**What the task requires:**
Write out each line that follows exactly as it stands, without the pictures.

**Dataset excerpt:**
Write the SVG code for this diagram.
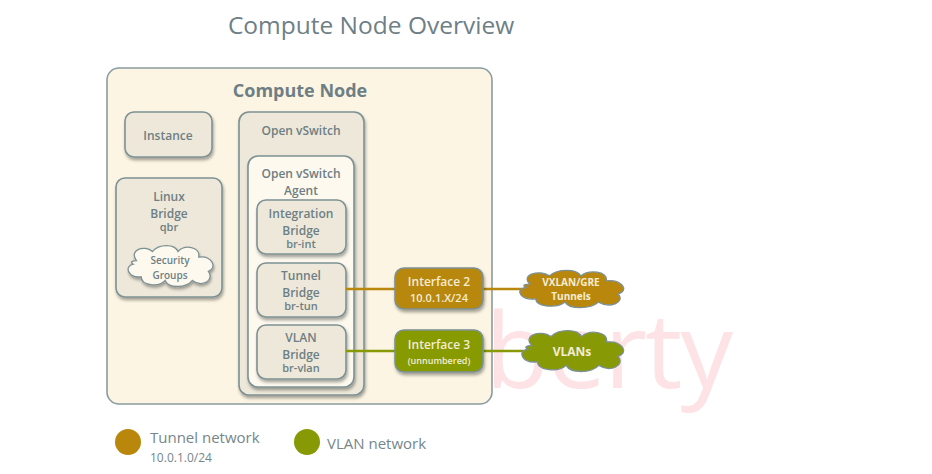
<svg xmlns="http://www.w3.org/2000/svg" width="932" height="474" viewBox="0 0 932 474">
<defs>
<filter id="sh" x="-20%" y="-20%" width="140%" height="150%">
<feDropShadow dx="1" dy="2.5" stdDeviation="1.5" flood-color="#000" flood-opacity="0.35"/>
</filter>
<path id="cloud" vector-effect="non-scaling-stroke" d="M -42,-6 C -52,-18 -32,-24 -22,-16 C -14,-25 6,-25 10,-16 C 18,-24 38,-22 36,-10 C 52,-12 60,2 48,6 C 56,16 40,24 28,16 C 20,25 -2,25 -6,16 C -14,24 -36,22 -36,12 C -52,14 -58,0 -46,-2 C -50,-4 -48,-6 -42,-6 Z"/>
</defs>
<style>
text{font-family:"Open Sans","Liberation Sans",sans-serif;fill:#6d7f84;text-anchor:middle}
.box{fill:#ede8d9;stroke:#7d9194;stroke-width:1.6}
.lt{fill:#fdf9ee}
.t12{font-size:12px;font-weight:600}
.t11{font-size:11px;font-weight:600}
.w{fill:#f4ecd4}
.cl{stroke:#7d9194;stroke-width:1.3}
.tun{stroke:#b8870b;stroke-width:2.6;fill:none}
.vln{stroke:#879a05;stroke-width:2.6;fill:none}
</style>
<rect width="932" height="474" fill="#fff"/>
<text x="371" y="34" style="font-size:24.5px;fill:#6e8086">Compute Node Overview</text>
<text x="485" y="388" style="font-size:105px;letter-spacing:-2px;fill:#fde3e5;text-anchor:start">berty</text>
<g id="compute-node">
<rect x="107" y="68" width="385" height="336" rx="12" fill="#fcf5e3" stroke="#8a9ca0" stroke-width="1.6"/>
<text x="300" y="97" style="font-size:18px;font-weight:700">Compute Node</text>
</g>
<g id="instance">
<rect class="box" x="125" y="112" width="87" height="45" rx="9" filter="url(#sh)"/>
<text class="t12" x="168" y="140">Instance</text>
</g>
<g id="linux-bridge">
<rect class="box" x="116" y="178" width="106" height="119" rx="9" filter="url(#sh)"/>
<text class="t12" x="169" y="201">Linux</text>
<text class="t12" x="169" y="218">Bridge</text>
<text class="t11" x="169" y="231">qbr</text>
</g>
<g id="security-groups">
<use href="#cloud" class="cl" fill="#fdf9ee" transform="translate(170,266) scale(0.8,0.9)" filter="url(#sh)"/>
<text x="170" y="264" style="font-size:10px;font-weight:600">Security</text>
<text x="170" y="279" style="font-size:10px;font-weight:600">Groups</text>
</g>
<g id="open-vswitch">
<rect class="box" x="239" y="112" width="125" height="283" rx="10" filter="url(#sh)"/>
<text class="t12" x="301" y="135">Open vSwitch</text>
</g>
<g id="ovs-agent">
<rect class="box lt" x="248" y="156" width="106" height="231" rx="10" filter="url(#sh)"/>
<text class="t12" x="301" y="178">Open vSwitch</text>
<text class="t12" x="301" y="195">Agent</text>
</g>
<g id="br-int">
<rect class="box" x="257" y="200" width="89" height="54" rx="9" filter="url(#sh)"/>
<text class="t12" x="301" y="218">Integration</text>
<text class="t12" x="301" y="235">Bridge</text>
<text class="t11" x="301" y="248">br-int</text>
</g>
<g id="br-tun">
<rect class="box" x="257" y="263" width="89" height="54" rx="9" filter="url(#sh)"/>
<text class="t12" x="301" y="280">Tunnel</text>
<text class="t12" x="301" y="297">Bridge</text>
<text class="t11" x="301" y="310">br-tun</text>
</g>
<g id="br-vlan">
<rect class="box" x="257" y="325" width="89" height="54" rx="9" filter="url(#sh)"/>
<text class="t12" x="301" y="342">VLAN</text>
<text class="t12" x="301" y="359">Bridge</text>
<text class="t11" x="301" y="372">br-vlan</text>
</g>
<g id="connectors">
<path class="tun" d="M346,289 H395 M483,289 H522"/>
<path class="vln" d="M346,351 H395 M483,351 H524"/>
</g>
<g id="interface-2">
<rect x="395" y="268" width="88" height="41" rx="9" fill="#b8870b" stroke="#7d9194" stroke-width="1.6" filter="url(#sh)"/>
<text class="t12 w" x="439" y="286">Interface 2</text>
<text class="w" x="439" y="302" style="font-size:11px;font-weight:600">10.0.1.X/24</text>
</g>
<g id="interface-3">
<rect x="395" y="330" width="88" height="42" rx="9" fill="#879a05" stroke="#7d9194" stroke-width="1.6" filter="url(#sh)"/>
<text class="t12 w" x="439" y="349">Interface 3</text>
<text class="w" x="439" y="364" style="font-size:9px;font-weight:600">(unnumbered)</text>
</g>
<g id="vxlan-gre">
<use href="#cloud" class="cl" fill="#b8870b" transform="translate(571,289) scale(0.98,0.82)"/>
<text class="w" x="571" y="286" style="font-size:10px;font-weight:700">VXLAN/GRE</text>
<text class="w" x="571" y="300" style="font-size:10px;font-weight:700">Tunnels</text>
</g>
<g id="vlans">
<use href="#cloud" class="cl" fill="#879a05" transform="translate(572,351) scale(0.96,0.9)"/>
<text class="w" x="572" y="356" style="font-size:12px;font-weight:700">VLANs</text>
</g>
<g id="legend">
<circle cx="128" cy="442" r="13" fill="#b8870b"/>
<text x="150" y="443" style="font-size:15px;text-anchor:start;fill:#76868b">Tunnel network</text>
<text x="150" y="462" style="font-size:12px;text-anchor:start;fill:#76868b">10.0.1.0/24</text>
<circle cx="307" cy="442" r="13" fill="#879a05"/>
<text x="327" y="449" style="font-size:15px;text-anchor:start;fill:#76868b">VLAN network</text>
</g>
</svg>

**Final result:**
Write the SVG code for this diagram.
<svg xmlns="http://www.w3.org/2000/svg" width="932" height="474" viewBox="0 0 932 474">
<defs>
<filter id="sh" x="-20%" y="-20%" width="140%" height="150%">
<feDropShadow dx="1" dy="2.5" stdDeviation="1.5" flood-color="#000" flood-opacity="0.35"/>
</filter>
<path id="cloud" vector-effect="non-scaling-stroke" d="M -42,-6 C -52,-18 -32,-24 -22,-16 C -14,-25 6,-25 10,-16 C 18,-24 38,-22 36,-10 C 52,-12 60,2 48,6 C 56,16 40,24 28,16 C 20,25 -2,25 -6,16 C -14,24 -36,22 -36,12 C -52,14 -58,0 -46,-2 C -50,-4 -48,-6 -42,-6 Z"/>
</defs>
<style>
text{font-family:"Open Sans","Liberation Sans",sans-serif;fill:#6d7f84;text-anchor:middle}
.box{fill:#ede8d9;stroke:#7d9194;stroke-width:1.6}
.lt{fill:#fdf9ee}
.t12{font-size:12px;font-weight:600}
.t11{font-size:11px;font-weight:600}
.w{fill:#f4ecd4}
.cl{stroke:#7d9194;stroke-width:1.3}
.tun{stroke:#b8870b;stroke-width:2.6;fill:none}
.vln{stroke:#879a05;stroke-width:2.6;fill:none}
</style>
<rect width="932" height="474" fill="#fff"/>
<text x="371" y="34" style="font-size:24.5px;fill:#6e8086">Compute Node Overview</text>
<text x="485" y="388" style="font-size:105px;letter-spacing:-2px;fill:#fde3e5;text-anchor:start">berty</text>
<g id="compute-node">
<rect x="107" y="68" width="385" height="336" rx="12" fill="#fcf5e3" stroke="#8a9ca0" stroke-width="1.6"/>
<text x="300" y="97" style="font-size:18px;font-weight:700">Compute Node</text>
</g>
<g id="instance">
<rect class="box" x="125" y="112" width="87" height="45" rx="9" filter="url(#sh)"/>
<text class="t12" x="168" y="140">Instance</text>
</g>
<g id="linux-bridge">
<rect class="box" x="116" y="178" width="106" height="119" rx="9" filter="url(#sh)"/>
<text class="t12" x="169" y="201">Linux</text>
<text class="t12" x="169" y="218">Bridge</text>
<text class="t11" x="169" y="231">qbr</text>
</g>
<g id="security-groups">
<use href="#cloud" class="cl" fill="#fdf9ee" transform="translate(170,266) scale(0.8,0.9)" filter="url(#sh)"/>
<text x="170" y="264" style="font-size:10px;font-weight:600">Security</text>
<text x="170" y="279" style="font-size:10px;font-weight:600">Groups</text>
</g>
<g id="open-vswitch">
<rect class="box" x="239" y="112" width="125" height="283" rx="10" filter="url(#sh)"/>
<text class="t12" x="301" y="135">Open vSwitch</text>
</g>
<g id="ovs-agent">
<rect class="box lt" x="248" y="156" width="106" height="231" rx="10" filter="url(#sh)"/>
<text class="t12" x="301" y="178">Open vSwitch</text>
<text class="t12" x="301" y="195">Agent</text>
</g>
<g id="br-int">
<rect class="box" x="257" y="200" width="89" height="54" rx="9" filter="url(#sh)"/>
<text class="t12" x="301" y="218">Integration</text>
<text class="t12" x="301" y="235">Bridge</text>
<text class="t11" x="301" y="248">br-int</text>
</g>
<g id="br-tun">
<rect class="box" x="257" y="263" width="89" height="54" rx="9" filter="url(#sh)"/>
<text class="t12" x="301" y="280">Tunnel</text>
<text class="t12" x="301" y="297">Bridge</text>
<text class="t11" x="301" y="310">br-tun</text>
</g>
<g id="br-vlan">
<rect class="box" x="257" y="325" width="89" height="54" rx="9" filter="url(#sh)"/>
<text class="t12" x="301" y="342">VLAN</text>
<text class="t12" x="301" y="359">Bridge</text>
<text class="t11" x="301" y="372">br-vlan</text>
</g>
<g id="connectors">
<path class="tun" d="M346,289 H395 M483,289 H522"/>
<path class="vln" d="M346,351 H395 M483,351 H524"/>
</g>
<g id="interface-2">
<rect x="395" y="268" width="88" height="41" rx="9" fill="#b8870b" stroke="#7d9194" stroke-width="1.6" filter="url(#sh)"/>
<text class="t12 w" x="439" y="286">Interface 2</text>
<text class="w" x="439" y="302" style="font-size:11px;font-weight:600">10.0.1.X/24</text>
</g>
<g id="interface-3">
<rect x="395" y="330" width="88" height="42" rx="9" fill="#879a05" stroke="#7d9194" stroke-width="1.6" filter="url(#sh)"/>
<text class="t12 w" x="439" y="349">Interface 3</text>
<text class="w" x="439" y="364" style="font-size:9px;font-weight:600">(unnumbered)</text>
</g>
<g id="vxlan-gre">
<use href="#cloud" class="cl" fill="#b8870b" transform="translate(571,289) scale(0.98,0.82)"/>
<text class="w" x="571" y="286" style="font-size:10px;font-weight:700">VXLAN/GRE</text>
<text class="w" x="571" y="300" style="font-size:10px;font-weight:700">Tunnels</text>
</g>
<g id="vlans">
<use href="#cloud" class="cl" fill="#879a05" transform="translate(572,351) scale(0.96,0.9)"/>
<text class="w" x="572" y="356" style="font-size:12px;font-weight:700">VLANs</text>
</g>
<g id="legend">
<circle cx="128" cy="442" r="13" fill="#b8870b"/>
<text x="150" y="443" style="font-size:15px;text-anchor:start;fill:#76868b">Tunnel network</text>
<text x="150" y="462" style="font-size:12px;text-anchor:start;fill:#76868b">10.0.1.0/24</text>
<circle cx="307" cy="442" r="13" fill="#879a05"/>
<text x="327" y="449" style="font-size:15px;text-anchor:start;fill:#76868b">VLAN network</text>
</g>
</svg>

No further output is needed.